#### Job:
In the listing below, locate the lines bearing the word "this". Copy every one of them.

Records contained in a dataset
****
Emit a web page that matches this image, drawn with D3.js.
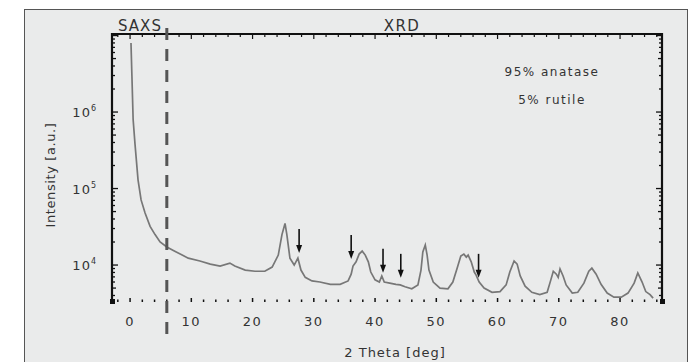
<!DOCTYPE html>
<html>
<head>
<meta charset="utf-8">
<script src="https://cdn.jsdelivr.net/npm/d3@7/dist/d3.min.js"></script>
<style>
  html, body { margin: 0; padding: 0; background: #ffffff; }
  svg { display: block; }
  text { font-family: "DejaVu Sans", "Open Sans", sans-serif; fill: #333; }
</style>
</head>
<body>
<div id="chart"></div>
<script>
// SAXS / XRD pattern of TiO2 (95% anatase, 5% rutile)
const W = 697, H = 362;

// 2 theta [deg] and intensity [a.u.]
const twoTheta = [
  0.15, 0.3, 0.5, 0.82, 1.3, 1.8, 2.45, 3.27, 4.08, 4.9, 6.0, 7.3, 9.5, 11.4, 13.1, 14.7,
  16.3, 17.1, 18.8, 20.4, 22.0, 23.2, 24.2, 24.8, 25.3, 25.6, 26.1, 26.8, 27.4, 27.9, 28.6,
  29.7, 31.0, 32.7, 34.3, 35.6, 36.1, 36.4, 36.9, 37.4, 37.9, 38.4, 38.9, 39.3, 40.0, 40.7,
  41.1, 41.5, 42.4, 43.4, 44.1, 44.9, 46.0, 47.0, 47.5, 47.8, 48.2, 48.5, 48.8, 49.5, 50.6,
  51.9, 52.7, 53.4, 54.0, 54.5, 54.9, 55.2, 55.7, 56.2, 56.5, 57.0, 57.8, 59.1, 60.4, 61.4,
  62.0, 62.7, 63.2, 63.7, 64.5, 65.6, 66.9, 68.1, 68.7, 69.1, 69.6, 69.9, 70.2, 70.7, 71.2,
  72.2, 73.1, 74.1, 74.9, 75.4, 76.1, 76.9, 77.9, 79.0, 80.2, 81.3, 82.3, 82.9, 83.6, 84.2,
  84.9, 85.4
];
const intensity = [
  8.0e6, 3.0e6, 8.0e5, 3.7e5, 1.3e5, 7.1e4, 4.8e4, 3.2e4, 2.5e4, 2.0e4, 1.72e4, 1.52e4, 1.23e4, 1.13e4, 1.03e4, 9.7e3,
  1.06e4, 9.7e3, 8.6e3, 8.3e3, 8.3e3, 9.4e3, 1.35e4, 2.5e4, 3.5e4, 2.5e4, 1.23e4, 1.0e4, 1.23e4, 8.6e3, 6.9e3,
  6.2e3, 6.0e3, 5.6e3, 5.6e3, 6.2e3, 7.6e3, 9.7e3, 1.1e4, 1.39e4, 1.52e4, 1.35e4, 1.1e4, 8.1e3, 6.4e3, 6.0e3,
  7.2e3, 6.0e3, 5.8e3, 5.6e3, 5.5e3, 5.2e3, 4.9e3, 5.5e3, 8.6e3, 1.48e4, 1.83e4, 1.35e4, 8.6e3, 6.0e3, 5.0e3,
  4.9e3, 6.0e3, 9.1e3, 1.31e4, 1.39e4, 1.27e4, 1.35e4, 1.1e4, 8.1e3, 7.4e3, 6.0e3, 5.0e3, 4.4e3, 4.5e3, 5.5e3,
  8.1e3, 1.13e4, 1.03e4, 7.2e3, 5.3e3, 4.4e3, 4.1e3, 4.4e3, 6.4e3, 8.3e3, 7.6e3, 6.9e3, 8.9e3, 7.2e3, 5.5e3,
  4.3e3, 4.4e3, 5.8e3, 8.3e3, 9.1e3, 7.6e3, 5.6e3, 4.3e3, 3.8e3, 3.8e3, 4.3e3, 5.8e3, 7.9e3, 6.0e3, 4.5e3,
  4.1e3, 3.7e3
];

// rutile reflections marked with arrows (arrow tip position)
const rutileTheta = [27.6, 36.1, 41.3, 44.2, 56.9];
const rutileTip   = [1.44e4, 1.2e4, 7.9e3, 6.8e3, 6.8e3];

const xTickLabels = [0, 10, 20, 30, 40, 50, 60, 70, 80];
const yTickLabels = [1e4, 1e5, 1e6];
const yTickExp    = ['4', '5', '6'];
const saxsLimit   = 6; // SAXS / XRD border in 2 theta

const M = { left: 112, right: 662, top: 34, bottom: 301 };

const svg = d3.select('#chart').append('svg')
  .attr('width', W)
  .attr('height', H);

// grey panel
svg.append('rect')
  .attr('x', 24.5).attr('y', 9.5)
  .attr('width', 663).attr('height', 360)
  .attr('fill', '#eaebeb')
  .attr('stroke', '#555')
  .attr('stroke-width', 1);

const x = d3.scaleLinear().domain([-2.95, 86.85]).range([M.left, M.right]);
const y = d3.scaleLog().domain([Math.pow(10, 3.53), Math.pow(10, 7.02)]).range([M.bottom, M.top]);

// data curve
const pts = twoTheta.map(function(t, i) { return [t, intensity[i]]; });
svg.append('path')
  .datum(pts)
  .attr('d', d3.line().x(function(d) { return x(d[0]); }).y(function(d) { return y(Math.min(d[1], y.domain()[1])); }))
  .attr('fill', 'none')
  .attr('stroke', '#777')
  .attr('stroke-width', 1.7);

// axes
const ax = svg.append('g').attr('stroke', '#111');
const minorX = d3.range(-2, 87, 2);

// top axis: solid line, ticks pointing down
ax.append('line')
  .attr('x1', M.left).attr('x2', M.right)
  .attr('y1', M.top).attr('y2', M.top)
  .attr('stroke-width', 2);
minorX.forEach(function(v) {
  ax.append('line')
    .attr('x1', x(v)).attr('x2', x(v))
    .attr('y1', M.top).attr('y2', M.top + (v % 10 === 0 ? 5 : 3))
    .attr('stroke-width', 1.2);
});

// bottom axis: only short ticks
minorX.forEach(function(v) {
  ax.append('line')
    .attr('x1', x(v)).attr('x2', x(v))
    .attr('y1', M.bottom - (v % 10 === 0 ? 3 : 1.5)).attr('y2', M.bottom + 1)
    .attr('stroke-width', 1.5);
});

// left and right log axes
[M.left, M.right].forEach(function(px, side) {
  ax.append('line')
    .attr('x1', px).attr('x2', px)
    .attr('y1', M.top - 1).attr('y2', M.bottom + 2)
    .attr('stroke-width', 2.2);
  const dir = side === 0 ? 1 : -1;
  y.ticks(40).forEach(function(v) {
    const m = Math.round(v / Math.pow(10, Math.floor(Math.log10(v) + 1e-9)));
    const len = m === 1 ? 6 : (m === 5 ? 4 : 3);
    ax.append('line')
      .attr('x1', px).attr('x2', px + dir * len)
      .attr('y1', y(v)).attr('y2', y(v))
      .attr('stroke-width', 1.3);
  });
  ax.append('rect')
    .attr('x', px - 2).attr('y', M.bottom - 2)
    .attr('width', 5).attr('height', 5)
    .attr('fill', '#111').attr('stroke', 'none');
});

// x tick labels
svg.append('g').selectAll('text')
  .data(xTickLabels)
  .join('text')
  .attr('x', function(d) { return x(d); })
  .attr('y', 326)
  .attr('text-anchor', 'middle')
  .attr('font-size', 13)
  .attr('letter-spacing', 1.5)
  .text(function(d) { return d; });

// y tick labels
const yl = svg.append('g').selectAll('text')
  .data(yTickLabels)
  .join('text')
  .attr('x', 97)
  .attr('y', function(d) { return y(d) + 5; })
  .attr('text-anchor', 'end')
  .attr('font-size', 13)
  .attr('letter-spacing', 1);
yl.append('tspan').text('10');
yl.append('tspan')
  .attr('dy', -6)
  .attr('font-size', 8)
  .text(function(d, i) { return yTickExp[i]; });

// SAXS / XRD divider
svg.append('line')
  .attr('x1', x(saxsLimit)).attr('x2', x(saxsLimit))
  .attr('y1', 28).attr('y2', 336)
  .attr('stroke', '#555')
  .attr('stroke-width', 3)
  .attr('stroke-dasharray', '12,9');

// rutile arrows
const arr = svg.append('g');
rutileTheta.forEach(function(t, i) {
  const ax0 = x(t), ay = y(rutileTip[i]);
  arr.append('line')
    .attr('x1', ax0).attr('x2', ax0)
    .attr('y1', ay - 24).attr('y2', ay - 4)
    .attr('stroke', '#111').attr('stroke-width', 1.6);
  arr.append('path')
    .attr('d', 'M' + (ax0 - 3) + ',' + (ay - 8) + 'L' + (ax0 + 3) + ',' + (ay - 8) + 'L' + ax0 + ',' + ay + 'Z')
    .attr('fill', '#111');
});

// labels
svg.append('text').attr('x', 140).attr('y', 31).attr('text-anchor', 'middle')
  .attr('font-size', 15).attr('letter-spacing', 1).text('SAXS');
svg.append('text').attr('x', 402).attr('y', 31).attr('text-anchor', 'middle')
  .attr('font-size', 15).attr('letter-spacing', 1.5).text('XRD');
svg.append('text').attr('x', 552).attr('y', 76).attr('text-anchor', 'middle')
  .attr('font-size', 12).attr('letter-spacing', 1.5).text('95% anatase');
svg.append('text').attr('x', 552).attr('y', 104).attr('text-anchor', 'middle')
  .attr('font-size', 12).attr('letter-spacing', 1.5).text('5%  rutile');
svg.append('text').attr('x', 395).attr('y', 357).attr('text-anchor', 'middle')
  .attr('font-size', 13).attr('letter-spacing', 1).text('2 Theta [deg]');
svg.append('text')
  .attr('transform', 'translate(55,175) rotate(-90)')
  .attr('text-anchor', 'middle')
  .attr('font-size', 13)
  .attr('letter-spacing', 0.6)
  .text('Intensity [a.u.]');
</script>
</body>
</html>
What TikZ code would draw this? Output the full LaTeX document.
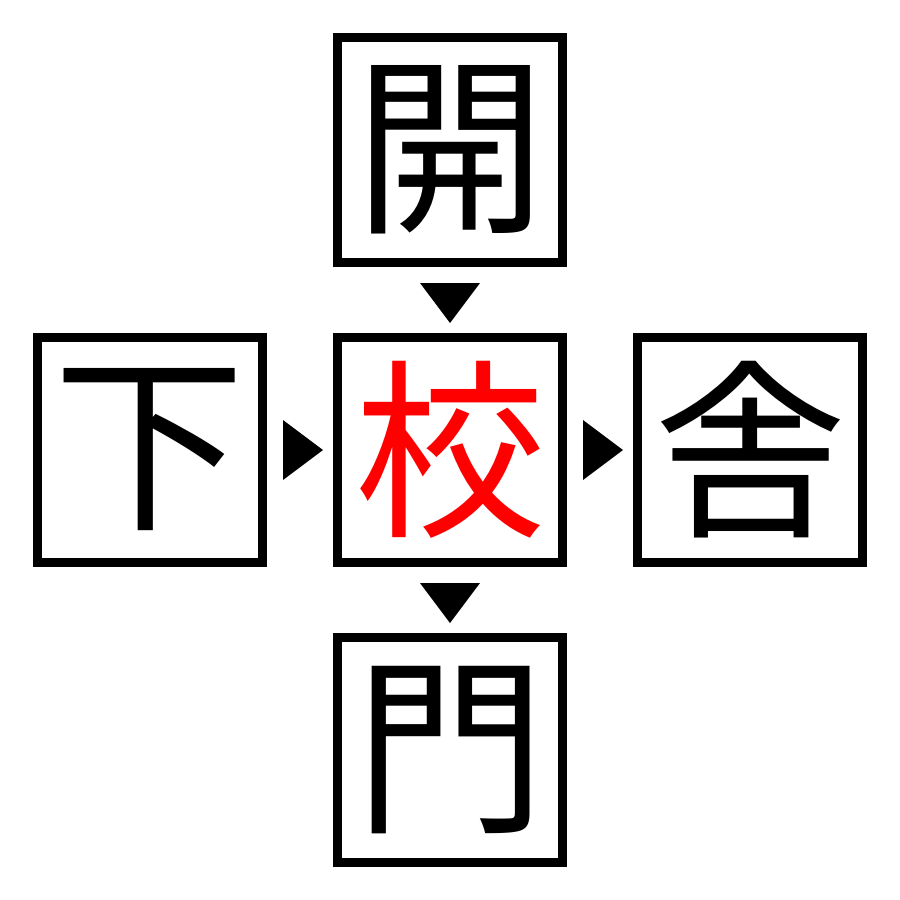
****
#### Full solution:
Emit a web page that matches this image, drawn with D3.js.
What TikZ code would draw this? Output the full LaTeX document.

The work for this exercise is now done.